The author of any recipe which specifies the kind of oatmeal to use thinks so. On the Quaker Oats site, for example, all recipes specify which product to use or if either is acceptable.

In general, if a recipe specifies which kind of oats to use, I’d follow the recipe. Each will give a slightly different quality to the cookies, although sometimes it’s minor enough not to matter. A look at how rolled oats differ from quick oats will explain why.

They both begin as oat groats, whole hulled oat grains, which take a good hour or more to cook. Steel-cut oats (also called pinhead or Irish Oats) are groats cut into thirds, which cuts the cooking time to about 30 minutes. Some cookie recipes call for steel-cut oats, although they’re less common.

Another method to reduce the cooking time of oats is to flatten or roll them. Rolled oats will cook in three to five minutes after coming to a boil, rather than half an hour. Taken one step further, quick-cooking oats take just one minute to cook because they have been cut into pieces and rolled a little thinner than regular rolled oats.

What does this mean to the baker? Nutrition and taste aside, oats are used to give crunch and texture to cookies. If maximizing crunch is important, use rolled oats; they give a more substantial texture because the oats are larger. Your cookies will be slightly drier and chewy. Drop cookies made with them will spread out more in baking. Quick-cooking oats will yield a slightly flatter cookie than old-fashioned rolled oats.

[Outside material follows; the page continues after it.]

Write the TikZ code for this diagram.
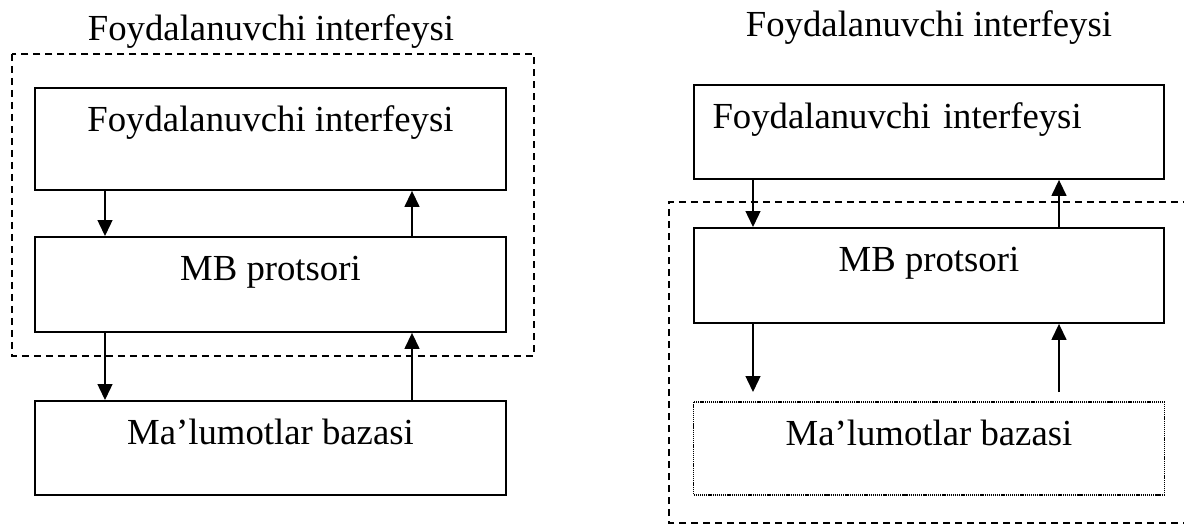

If you bake more than one kind of oatmeal cookies, you may not mind stocking both in your pantry. If all you have on hand is one kind, you can substitute one for the other as long as you don’t mind a slight change of texture. If you really don’t want to take any chances, here are some tips for ensuring a successful substitution:

If substituting rolled oats for quick oats in a cookie recipe, consider (1) refrigerating the dough for 20 minutes before baking, (2) adding 1 to 2 tablespoons additional flour to the amount called for in the recipe, or (3) if you want to dirty up something else in the kitchen, you can pulse the rolled oats in the food processor briefly (one to two pulses) to approximate the consistency of quick oats. If substituting quick oats for rolled, you can try reducing any liquid called for by 1 to 2 tablespoons.